Task instructions: Output the lines from the top of the entries below to the line with "fig = go.Figure()", both included, exactly and without pictures.

Source code of charts:

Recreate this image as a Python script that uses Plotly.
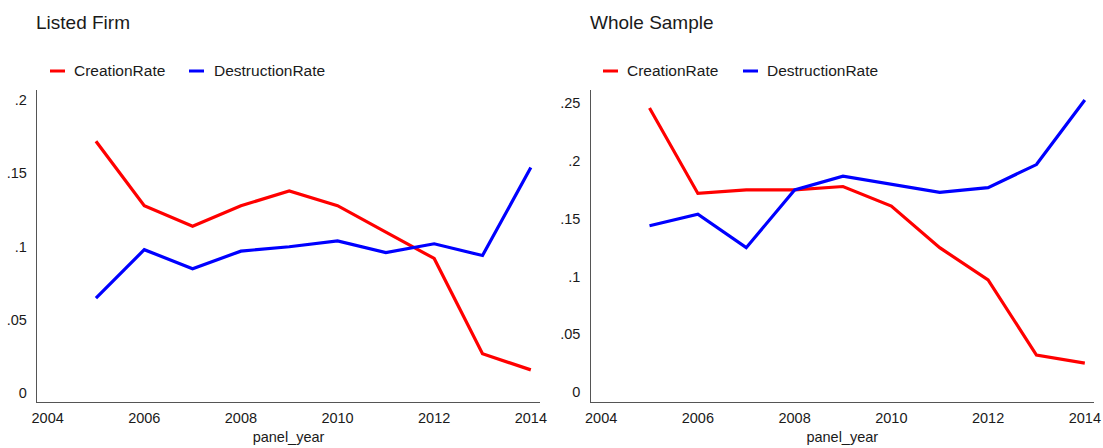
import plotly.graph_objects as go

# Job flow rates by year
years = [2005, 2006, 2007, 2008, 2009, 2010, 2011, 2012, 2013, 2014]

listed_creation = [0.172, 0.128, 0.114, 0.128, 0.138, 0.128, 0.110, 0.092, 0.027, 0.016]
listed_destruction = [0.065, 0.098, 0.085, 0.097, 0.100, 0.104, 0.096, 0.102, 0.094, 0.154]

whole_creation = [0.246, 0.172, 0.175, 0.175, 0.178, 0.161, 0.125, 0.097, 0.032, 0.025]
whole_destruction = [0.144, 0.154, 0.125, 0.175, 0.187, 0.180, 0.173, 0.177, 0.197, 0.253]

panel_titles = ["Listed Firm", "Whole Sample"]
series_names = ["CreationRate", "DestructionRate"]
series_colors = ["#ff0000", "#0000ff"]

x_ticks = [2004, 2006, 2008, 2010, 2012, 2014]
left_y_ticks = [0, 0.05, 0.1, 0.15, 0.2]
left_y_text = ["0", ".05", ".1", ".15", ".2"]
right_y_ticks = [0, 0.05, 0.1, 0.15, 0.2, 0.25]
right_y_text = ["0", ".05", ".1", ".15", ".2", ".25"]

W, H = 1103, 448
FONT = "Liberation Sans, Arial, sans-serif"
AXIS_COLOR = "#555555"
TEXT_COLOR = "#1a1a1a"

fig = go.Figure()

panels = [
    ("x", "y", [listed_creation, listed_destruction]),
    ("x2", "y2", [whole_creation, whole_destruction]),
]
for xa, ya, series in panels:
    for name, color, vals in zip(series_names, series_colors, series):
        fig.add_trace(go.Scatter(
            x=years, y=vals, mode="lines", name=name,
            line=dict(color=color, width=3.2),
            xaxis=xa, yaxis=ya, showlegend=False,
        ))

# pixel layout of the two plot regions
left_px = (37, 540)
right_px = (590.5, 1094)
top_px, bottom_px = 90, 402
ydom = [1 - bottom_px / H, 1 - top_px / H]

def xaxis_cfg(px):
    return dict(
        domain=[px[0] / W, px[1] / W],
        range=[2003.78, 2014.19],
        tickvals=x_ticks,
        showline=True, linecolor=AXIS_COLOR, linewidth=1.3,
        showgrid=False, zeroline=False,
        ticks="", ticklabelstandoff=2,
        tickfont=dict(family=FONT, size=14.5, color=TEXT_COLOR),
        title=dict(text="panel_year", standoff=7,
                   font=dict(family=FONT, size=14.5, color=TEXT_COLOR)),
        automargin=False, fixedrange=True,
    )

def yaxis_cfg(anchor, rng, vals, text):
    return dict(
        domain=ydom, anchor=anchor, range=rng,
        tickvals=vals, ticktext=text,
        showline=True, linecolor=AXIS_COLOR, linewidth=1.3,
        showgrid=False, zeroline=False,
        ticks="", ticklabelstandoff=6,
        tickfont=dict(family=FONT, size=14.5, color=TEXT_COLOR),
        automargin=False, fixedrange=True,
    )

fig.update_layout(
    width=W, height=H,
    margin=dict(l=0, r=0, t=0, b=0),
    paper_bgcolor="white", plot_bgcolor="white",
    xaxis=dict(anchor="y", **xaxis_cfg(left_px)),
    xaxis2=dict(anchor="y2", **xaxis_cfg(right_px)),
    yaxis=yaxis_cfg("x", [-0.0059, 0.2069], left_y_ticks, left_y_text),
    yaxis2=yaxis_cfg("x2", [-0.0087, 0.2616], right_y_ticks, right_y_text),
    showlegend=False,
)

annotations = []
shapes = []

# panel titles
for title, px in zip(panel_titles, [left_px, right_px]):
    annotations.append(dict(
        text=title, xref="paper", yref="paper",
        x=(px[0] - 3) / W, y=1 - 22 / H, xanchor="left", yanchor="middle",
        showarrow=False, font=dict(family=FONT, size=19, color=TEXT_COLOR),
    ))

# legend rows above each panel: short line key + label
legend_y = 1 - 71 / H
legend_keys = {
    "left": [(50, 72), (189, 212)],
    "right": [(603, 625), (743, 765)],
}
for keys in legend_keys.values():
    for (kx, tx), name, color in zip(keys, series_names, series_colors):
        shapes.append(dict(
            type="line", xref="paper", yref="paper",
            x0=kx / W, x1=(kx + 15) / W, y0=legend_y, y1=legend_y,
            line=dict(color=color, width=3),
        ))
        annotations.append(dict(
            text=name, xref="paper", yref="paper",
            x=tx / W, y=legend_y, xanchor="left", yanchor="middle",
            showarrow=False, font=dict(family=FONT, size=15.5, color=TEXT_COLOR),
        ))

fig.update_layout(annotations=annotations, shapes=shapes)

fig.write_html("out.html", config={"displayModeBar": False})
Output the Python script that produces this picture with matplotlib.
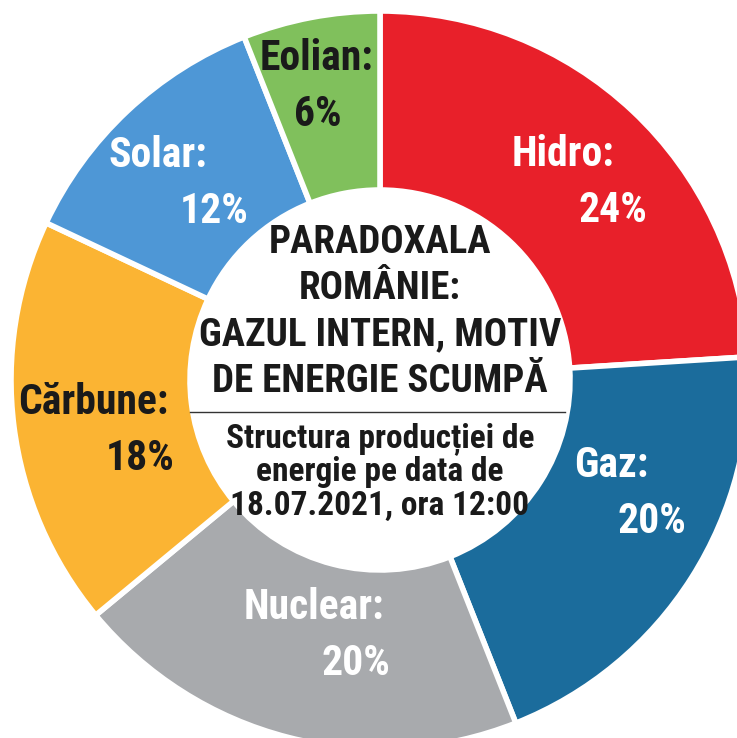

Response:
Recreate this image as a Python script that uses Plotly.
import plotly.graph_objects as go

# Job flow rates by year
years = [2005, 2006, 2007, 2008, 2009, 2010, 2011, 2012, 2013, 2014]

listed_creation = [0.172, 0.128, 0.114, 0.128, 0.138, 0.128, 0.110, 0.092, 0.027, 0.016]
listed_destruction = [0.065, 0.098, 0.085, 0.097, 0.100, 0.104, 0.096, 0.102, 0.094, 0.154]

whole_creation = [0.246, 0.172, 0.175, 0.175, 0.178, 0.161, 0.125, 0.097, 0.032, 0.025]
whole_destruction = [0.144, 0.154, 0.125, 0.175, 0.187, 0.180, 0.173, 0.177, 0.197, 0.253]

panel_titles = ["Listed Firm", "Whole Sample"]
series_names = ["CreationRate", "DestructionRate"]
series_colors = ["#ff0000", "#0000ff"]

x_ticks = [2004, 2006, 2008, 2010, 2012, 2014]
left_y_ticks = [0, 0.05, 0.1, 0.15, 0.2]
left_y_text = ["0", ".05", ".1", ".15", ".2"]
right_y_ticks = [0, 0.05, 0.1, 0.15, 0.2, 0.25]
right_y_text = ["0", ".05", ".1", ".15", ".2", ".25"]

W, H = 1103, 448
FONT = "Liberation Sans, Arial, sans-serif"
AXIS_COLOR = "#555555"
TEXT_COLOR = "#1a1a1a"

fig = go.Figure()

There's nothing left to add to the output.